Self-Esteem? Hardly! A truth about some students . . .

Self-Esteem? Hardly! A truth about some students . . . August 26, 2016

Waterhouse,_La_belle_dame_sans_merci_optI know one student with too much self-esteem for every ten I know with too little. This isn’t science, just an anecdote from a teacher.

We are a strange and glorious experiment . . . kindergarten through college education. Imagine a college student being in the same “house” as a five year old and both of them gardening, listening to stories, learning to think, playing music (even if at different times and rooms)!

One thing this experiment helps me to see as a teacher is that at least for my students there is a lack of any self-esteem. Tell a student they are smart and they will roll their eyes . . . tell them they are stupid and you are safe. Sarcasm is the only way to communicate a message, because only sarcasm (or irony) can be trusted.

If somebody tells you “you are special” or “I love you,” then they are selling you something.

Colleges tell students they “care about you” and the administration sits and discusses “data points” and “units” of income. I have never spoken of anyone I loved and cared about as a data unit or a source of income and neither have you. These schools are marketing a lie: empire building disguised as personal care.

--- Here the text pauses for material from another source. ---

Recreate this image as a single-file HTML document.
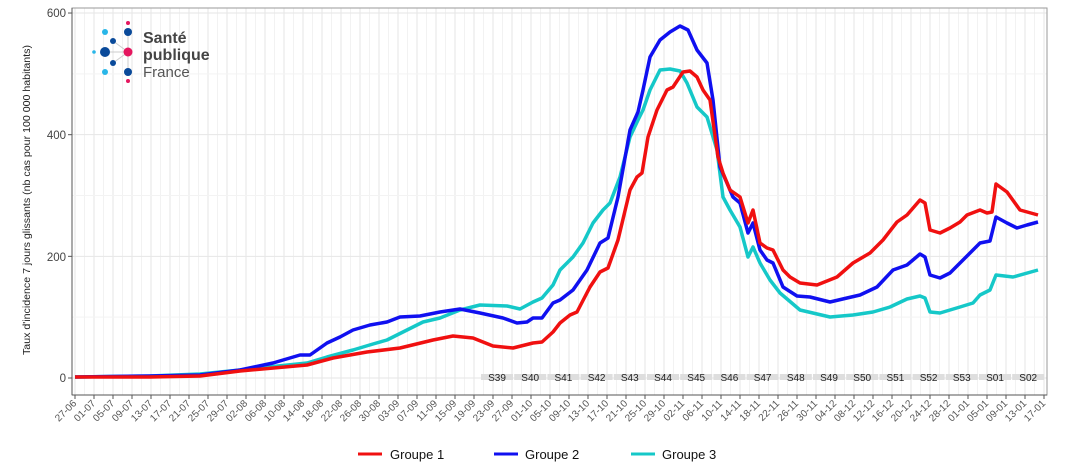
<!DOCTYPE html>
<html><head><meta charset="utf-8"><style>
body{margin:0;background:#fff;}
svg text{font-family:"Liberation Sans",sans-serif;}
</style></head><body>
<svg id="s" width="1070" height="468" xmlns="http://www.w3.org/2000/svg">
<rect width="1070" height="468" fill="#fff"/>
<g id="grid"></g>
<rect x="72" y="8" width="975" height="387" fill="none" stroke="#999" stroke-width="1"/>
<line x1="72" y1="8" x2="72" y2="395" stroke="#555" stroke-width="1"/>
<line x1="72" y1="395" x2="1047" y2="395" stroke="#555" stroke-width="1"/>
<g id="ylab" font-size="11.5" fill="#444" text-anchor="end">
<text x="66" y="17">600</text><text x="66" y="139">400</text><text x="66" y="261">200</text><text x="66" y="382">0</text>
</g>
<text transform="translate(30,200) rotate(-90)" font-size="10.5" fill="#222" text-anchor="middle" textLength="310" lengthAdjust="spacingAndGlyphs">Taux d'incidence 7 jours glissants (nb cas pour 100 000 habitants)</text>
<g id="slab"></g>
<g id="xlab"></g>
<g fill="none" stroke-width="3.5" stroke-linejoin="round">
<polyline stroke="#15c8c8" points="75,377 150,376 200,374 240,370 307,363 327,357 353,350 373,344 387,340 407,330 423,322 440,318 460,310 480,305 507,306 520,309 533,302 542,298 553,285 560,270 573,257 583,243 593,223 603,210 610,203 620,177 630,137 638,120 643,110 650,90 660,70 670,69 680,71 687,83 697,107 707,117 717,150 723,197 730,210 740,227 748,257 753,247 760,263 770,280 780,293 800,310 830,317 853,315 873,312 890,307 907,299 920,296 925,298 930,312 940,313 960,307 973,303 980,295 990,290 996,275 1013,277 1038,270"/>
<polyline stroke="#1010f0" points="75,377 150,376 200,375 240,370 273,363 300,355 310,355 327,343 340,337 353,330 370,325 387,322 400,317 420,316 440,312 460,309 480,313 503,318 517,323 527,322 533,318 542,318 553,303 560,300 573,290 587,270 600,243 608,238 618,197 630,130 638,112 643,90 650,57 660,40 670,32 680,26 688,30 697,50 707,63 713,100 720,167 727,183 733,197 740,203 748,233 753,223 760,250 767,260 773,263 783,287 797,296 810,297 830,302 847,298 860,295 877,287 893,270 907,265 920,254 925,257 930,275 940,278 950,273 960,263 970,253 980,243 990,241 996,217 1007,223 1017,228 1027,225 1038,222"/>
<polyline stroke="#f01010" points="75,377 150,377 200,376 240,371 307,365 333,358 367,352 400,348 433,340 453,336 473,338 493,346 513,348 533,343 542,342 553,332 560,323 570,315 577,312 590,287 600,272 608,268 618,240 630,190 637,177 642,173 648,137 657,110 667,90 673,87 683,72 690,71 697,77 703,90 710,100 718,157 723,173 730,190 740,197 748,223 753,210 760,243 767,248 773,250 783,270 790,277 800,283 817,285 837,277 853,263 870,253 883,240 897,222 907,215 920,200 925,203 930,230 940,233 950,228 960,222 967,215 980,210 987,213 992,212 996,184 1007,192 1020,210 1038,215"/>
</g>
<g id="logo">
<line x1="105" y1="52" x2="128" y2="52" stroke="#ccc"/><line x1="128" y1="32" x2="128" y2="74" stroke="#ccc"/>
<line x1="113" y1="41" x2="128" y2="52" stroke="#ccc"/><line x1="113" y1="63" x2="128" y2="52" stroke="#ccc"/>
<circle cx="128" cy="23" r="2" fill="#e5175f"/><circle cx="105" cy="32" r="3" fill="#29b6e8"/><circle cx="128" cy="32" r="4" fill="#0a4a9a"/>
<circle cx="113" cy="41" r="3" fill="#0a4a9a"/><circle cx="94" cy="52" r="1.8" fill="#29b6e8"/><circle cx="105" cy="52" r="5" fill="#0a4a9a"/>
<circle cx="128" cy="52" r="4.5" fill="#e5175f"/><circle cx="113" cy="63" r="3" fill="#0a4a9a"/><circle cx="105" cy="72" r="3" fill="#29b6e8"/>
<circle cx="128" cy="72" r="4" fill="#0a4a9a"/><circle cx="128" cy="81" r="2" fill="#e5175f"/>
<text x="143" y="43" font-size="16" font-weight="bold" fill="#444">Santé</text>
<text x="143" y="60" font-size="16" font-weight="bold" fill="#444">publique</text>
<text x="143" y="77" font-size="15" fill="#555">France</text>
</g>
<g font-size="13" fill="#111">
<line x1="358" y1="454" x2="382" y2="454" stroke="#f01010" stroke-width="3"/><text x="390" y="459">Groupe 1</text>
<line x1="494" y1="454" x2="518" y2="454" stroke="#1010f0" stroke-width="3"/><text x="525" y="459">Groupe 2</text>
<line x1="631" y1="454" x2="655" y2="454" stroke="#15c8c8" stroke-width="3"/><text x="662" y="459">Groupe 3</text>
</g>
</svg>
<script>
var NS="http://www.w3.org/2000/svg";
function el(p,t,a,txt){var e=document.createElementNS(NS,t);for(var k in a)e.setAttribute(k,a[k]);if(txt)e.textContent=txt;p.appendChild(e);return e;}
var g=document.getElementById('grid');
for(var d=0;d<=204;d+=2){var x=75+d*4.75;el(g,'line',{x1:x,y1:8,x2:x,y2:395,stroke:d%4==0?'#e6e6e6':'#f2f2f2','stroke-width':1});}
[0,100,200,300,400,500,600].forEach(function(v){var y=378-v*0.6083;el(g,'line',{x1:72,y1:y,x2:1047,y2:y,stroke:v%200==0?'#e6e6e6':'#f3f3f3','stroke-width':1});});
var yl=[0,200,400,600];yl.forEach(function(v){var y=378-v*0.6083;el(g,'line',{x1:68,y1:y,x2:72,y2:y,stroke:'#555'});});
var months=[["06",30],["07",31],["08",31],["09",30],["10",31],["11",30],["12",31],["01",31]];
var xl=document.getElementById('xlab');
var mi=0,day=27;
for(var i=0;i<=51;i++){var x=75+i*19;
 var lab=(day<10?"0":"")+day+"-"+months[mi][0];
 el(xl,'line',{x1:x,y1:395,x2:x,y2:399,stroke:'#555'});
 el(xl,'text',{x:x+2,y:404,'font-size':'10',fill:'#555','text-anchor':'end',transform:'rotate(-45 '+(x+2)+' 404)'},lab);
 day+=4;if(day>months[mi][1]){day-=months[mi][1];mi++;}
}
var s=document.getElementById('slab');
var names=["S39","S40","S41","S42","S43","S44","S45","S46","S47","S48","S49","S50","S51","S52","S53","S01","S02"];
names.forEach(function(n,i){var cx=497+i*33.2;
 el(s,'rect',{x:cx-16,y:374,width:32,height:6,fill:'#dedede'});
 el(s,'text',{x:cx,y:381,'font-size':'10',fill:'#222','text-anchor':'middle'},n);});
</script>
</body></html>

Churches tell students “God loves you and so do we,” but when I call to get a pastoral reference, nobody knows the family until they look up the giving records. Students know this truth. They are not fooled.

And so when they get to school  nothing positive we say matters at first. They roll their eyes. They assume a con. Where is the bill? What are we after?

They have been ripped off so often that they think sincerity is sarcasm, sarcasm is hatefulness, and hatefulness the way the universe is.

Christian educators are stuck saying: Sincerity is reality, sarcasm is a tool that can be used at times, and hatefulness is a lie and unreal. Nobody believes us, because a prosperity gospel preacher has just ripped off the parent of the student with a promise of miraculous wealth and happiness.

The result is that generally people think we have too much positivity, too much love, too many hugs. We have too few.

We have fake positivity, insincere protestations of “love,” and a slap on the back that retreats from genuine community. Genuine community means pain and so we hide from it. Real friendship means risk and so we join a Facebook interest group and leave any social circle and blacklist any person that makes us uncomfortable.

We hate ourselves and so hate everyone around us. This could be summed up as: “Hate your neighbor as you hate yourself.”

My students are not narcissistic as self-haters. Let me not guess why, but say: we need schools that sincerely love students and eschew profit and empire building. We don’t need bigger buildings, but professors that will sit and listen. We need safe spaces, but not spaces safe from pain. 

The idea of “safe spaces” is easy for a conservative, like I am, to ridicule. Too often the phrase means: don’t challenge my ideas. Education cannot exist in that kind of safe space, but most of my students need safe spaces. They need to know that they will not be rejected for wrong opinions, but they will be challenged. They must believe that there is virtue, wisdom, and joy at the end of the journey and not just a bill for four years of parties, football, and beer.

They need loving mentors. I have a few students who need “taking down a peg or two,” but scores who need knowing: we do love you and do mean to do well by you. We are not here to make money, but to educate. We are not here to get big or powerful. We are here to serve the people of Antioch, the place where people were first called Christians. We are here to love all God’s children in Houston.

Can this be done?

I don’t know, but the problems I face are not a lack of self-esteem. They are young adults burned out on easy access to evil through their phones. They are kids who have never known a dad, grand-dad, or great-grand-dad. They have never known a gentleman.

That is the world I face.

I am unsure of the source of the problem . . . only that an entire generation needs real books, real teachers, real education and the knowledge that even the “average” person is a soul created in the image of God.

God help us to tell this truth: we are mostly average, but all souls created in the Image of God. That is enough to say: every student has hope of being like God eternally in the New Jerusalem.